Weighted bottoms and “title space”
Prints with signatures, edition numbers, or date lines often need extra bottom mat so ink is not crowding the frame rabbet. A common approach is adding 1/4″ to 1″ more on the bottom than the sides (sometimes more for tall vertical pieces).
Test in the designer
When you preview mouldings, watch how slim metal profiles expose more mat and wider wood profiles consume wall space. Switch profiles and re-check border proportions before you finalize.

Double mats and reveals
A double mat uses a bottom color and a narrower top mat, with a small reveal of the bottom color at the window. Reveals often land between 1/16″ and 1/4″ depending on the stock thickness and the boldness you want.
Contrast rule of thumb: if the top mat is close to the art’s dominant tone, pick a bottom mat that steps clearly lighter or darker so the reveal reads as a crisp line, not a smudge.
Wide art and panoramic formats
Panoramas punish “formulaic” matting. Equal tall borders on the top and bottom can make the image feel squeezed. Consider:
- Wider side borders with modest top/bottom space for a cinematic strip.
- Floated presentations if the full sheet edge is part of the story (see shadowbox/float articles).
Color temperature vs moulding
Cool-gray mats push contemporary minimal looks; warm whites pair with traditional woods and golds. Highly saturated mats can work for posters but often fight fine art. When unsure, neutral mats + quieter frames keep resale and longevity in mind.
Conservation notes
Mats are not only decorative—they help keep glazing off the surface. Thicker mat stacks and spacers matter when using textured media. If you are combining multiple windows (diptychs), align baselines and maintain consistent gutters between openings so the set reads as one composition.
Putting it together in checkout
You do not need to hand-calculate every reveal if you use a guided flow—what you do need is a clear idea of overall border personality (tight editorial vs airy gallery) and any signature zones that require extra bottom weight.
Build it visually: open the custom frame designer and iterate mat widths alongside moulding profiles until the balance feels right on screen—then confirm measurements against your physical art.
Multi-opening layouts (diptychs and grids)
When one mat carries two or more windows, viewers unconsciously compare gutters (space between openings). Keep gutters even unless asymmetric design is intentional. Baselines for figurative work should line up—nothing says “rush job” like two portraits at different elevations in one mat.
Storytelling order
Western readers scan left-to-right; chronological photo stories should move time forward in that direction unless you are deliberately mirroring for composition.
When to skip the mat (and what replaces it)
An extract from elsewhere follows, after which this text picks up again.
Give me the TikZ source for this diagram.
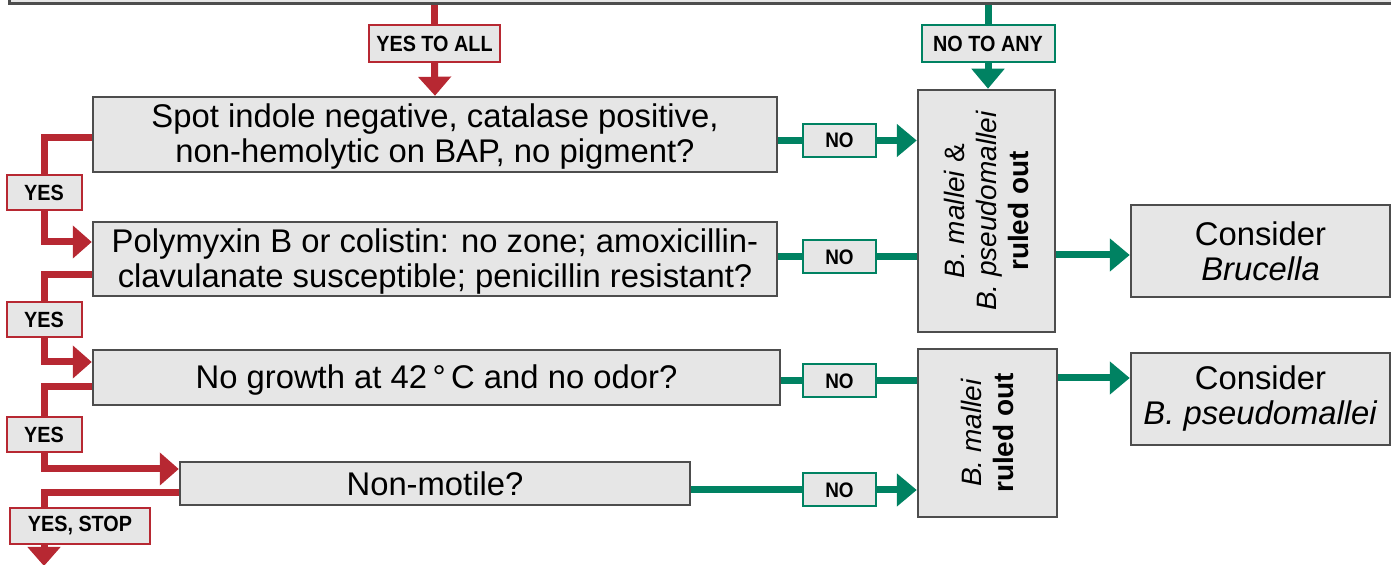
\documentclass[tikz,border=0pt]{standalone}
\usepackage{fontspec}
\setmainfont{Liberation Sans}
\newfontfamily\tagfont{Liberation Sans}[FakeStretch=0.9]
\usetikzlibrary{arrows.meta,calc}
\definecolor{cdcred}{RGB}{183,40,50}
\definecolor{cdcgreen}{RGB}{0,130,98}
\definecolor{boxgray}{RGB}{230,230,230}
\definecolor{edgegray}{RGB}{77,77,77}
\tikzset{
qbox/.style={draw=edgegray, fill=boxgray, line width=1.25pt, align=center, inner sep=0pt,
  font=\fontsize{16.4}{17.5}\selectfont},
redtag/.style={draw=cdcred, fill=boxgray, line width=1pt, inner sep=0pt,
  font=\tagfont\bfseries\fontsize{11}{13}\selectfont},
greentag/.style={redtag, draw=cdcgreen},
redline/.style={draw=cdcred, line width=3.5pt},
greenline/.style={draw=cdcgreen, line width=3.5pt},
redarrow/.style={redline, -{Triangle[width=16pt,length=9.5pt]}},
greenarrow/.style={greenline, -{Triangle[width=16pt,length=10pt]}}}

\begin{document}
\begin{tikzpicture}[x=0.5pt,y=0.5pt,yscale=-1,xscale=1]
\useasboundingbox (0,0) rectangle (1391,565);
\clip (0,0) rectangle (1391,565);

%Boxes
\node[qbox, anchor=south west, minimum width=700pt, minimum height=30pt] (top) at (8,5) {};
\node[qbox, minimum width=342pt, minimum height=37.5pt] (q1) at (435,134.5)
  {\rule{0pt}{14pt}Spot indole negative, catalase positive,\\non-hemolytic on BAP, no pigment?};
\node[qbox, minimum width=342pt, minimum height=37pt] (q2) at (435,259)
  {\rule{0pt}{14pt}Polymyxin B or colistin: no zone; amoxicillin-\\clavulanate susceptible; penicillin resistant?};
\node[qbox, minimum width=343.5pt, minimum height=27.5pt] (q3) at (436.5,377.5)
  {\rule{0pt}{14pt}No growth at 42\,°\,C and no odor?};
\node[qbox, minimum width=255pt, minimum height=21.5pt] (q4) at (435,483.5) {Non-motile?};
\node[qbox, minimum width=68.5pt, minimum height=121pt] (r1) at (986.5,211) {};
\node[rotate=90, align=center, font=\fontsize{14}{16}\selectfont] at (r1.center)
  {\textit{B. mallei} \&\\\textit{B. pseudomallei}\\\textbf{ruled out}};
\node[qbox, minimum width=69.5pt, minimum height=84pt] (r2) at (987.5,433) {};
\node[rotate=90, align=center, font=\fontsize{14}{16}\selectfont] at (r2.center)
  {\textit{B. mallei}\\\textbf{ruled out}};
\node[qbox, minimum width=129.5pt, minimum height=46pt] (c1) at (1260.5,251)
  {Consider\\\textit{Brucella}};
\node[qbox, minimum width=129.5pt, minimum height=46pt] (c2) at (1260.5,399)
  {Consider\\\textit{B. pseudomallei}};

%Tags
\node[redtag, minimum width=65.5pt, minimum height=18.5pt] (yall) at (434.5,43.5) {YES TO ALL};
\node[greentag, minimum width=66.5pt, minimum height=18.5pt] (nany) at (988,43.5) {NO TO ANY};
\node[redtag, minimum width=37.5pt, minimum height=17.5pt] (yes1) at (44,192.5) {YES};
\node[redtag, minimum width=37.5pt, minimum height=17.5pt] (yes2) at (44,320) {YES};
\node[redtag, minimum width=37.5pt, minimum height=17.5pt] (yes3) at (44,434.5) {YES};
\node[redtag, minimum width=70pt, minimum height=18pt] (ystop) at (80,526) {YES, STOP};
\foreach \n/\y in {1/140.5,2/257,3/381,4/490}
  \node[greentag, font=\tagfont\bfseries\fontsize{10.5}{12}\selectfont,
    minimum width=36.5pt, minimum height=16.5pt] (no\n) at (839.5,\y) {NO};
\coordinate (bottom) at (44,566);

%Red path
\draw[redline] (top.south -| yall.north) -- (yall.north);
\draw[redarrow] (yall.south) -- (q1.north);
\draw[redline] ($(q1.west)+(0,3.5)$) -| (yes1.north);
\draw[redarrow] (yes1.south) |- ($(q2.west)+(0,-17)$);
\draw[redline] ($(q2.west)+(0,16)$) -| (yes2.north);
\draw[redarrow] (yes2.south) |- ($(q3.west)+(0,-15.5)$);
\draw[redline] ($(q3.west)+(0,9.5)$) -| (yes3.north);
\draw[redarrow] (yes3.south) |- ($(q4.west)+(0,-14.5)$);
\draw[redline] ($(q4.west)+(0,9.5)$) -| (yes3.north |- ystop.north);
\draw[redarrow] (yes3.south |- ystop.south) -- (bottom);

%Green path
\draw[greenline] (top.south -| nany.north) -- (nany.north);
\draw[greenarrow] (nany.south) -- (nany.south |- r1.north);
\draw[greenline] (q1.east |- no1) -- (no1);
\draw[greenarrow] (no1) -- (no1 -| r1.west);
\draw[greenline] (q2.east |- no2) -- (no2) -- (no2 -| r1.west);
\draw[greenarrow] (r1.east |- 0,255) -- (c1.west |- 0,255);
\draw[greenline] (q3.east |- no3) -- (no3) -- (no3 -| r2.west);
\draw[greenarrow] (r2.east |- 0,378) -- (c2.west |- 0,378);
\draw[greenline] (q4.east |- no4) -- (no4);
\draw[greenarrow] (no4) -- (no4 -| r2.west);
\end{tikzpicture}
\end{document}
Spacers, fillet details, or float techniques can separate art from glazing without a classic mat window. Skipping a mat to “save money” while still needing separation is backwards—either engineer separation or accept risk.
Color science for the skeptical
You do not need a degree—just luminance contrast. Two blues can clash if their values are too close; shift one lighter or darker to restore separation. When mats match wall paint too tightly, frames visually dissolve; a touch more contrast restores object permanence.
Embellishments: V-grooves, fillets, and “fancy but still math”
V-grooves cut a bevel line into the mat face to echo inner window geometry—they add formality without adding color noise. Fillets are slim accent strips at the window edge; they consume a tiny amount of effective opening, so recount overlap rules if you add one late in the process.
If you chase ornament, keep one hero detail—groove or fillet or double mat—not all three competing for attention unless you are intentionally maximalist.
Working with bold art vs quiet art
High-contrast graphic posters tolerate chunkier borders because the image already carries energy. Whisper-soft watercolor prefers more air—crowding the art with skinny mats and loud fillets feels like shouting over a lullaby.
Analog proof trick
Cut blank paper to candidate outer sizes and tape lightly to the wall. Live with the silhouettes for a day—your brain registers proportion better than a screen zoom.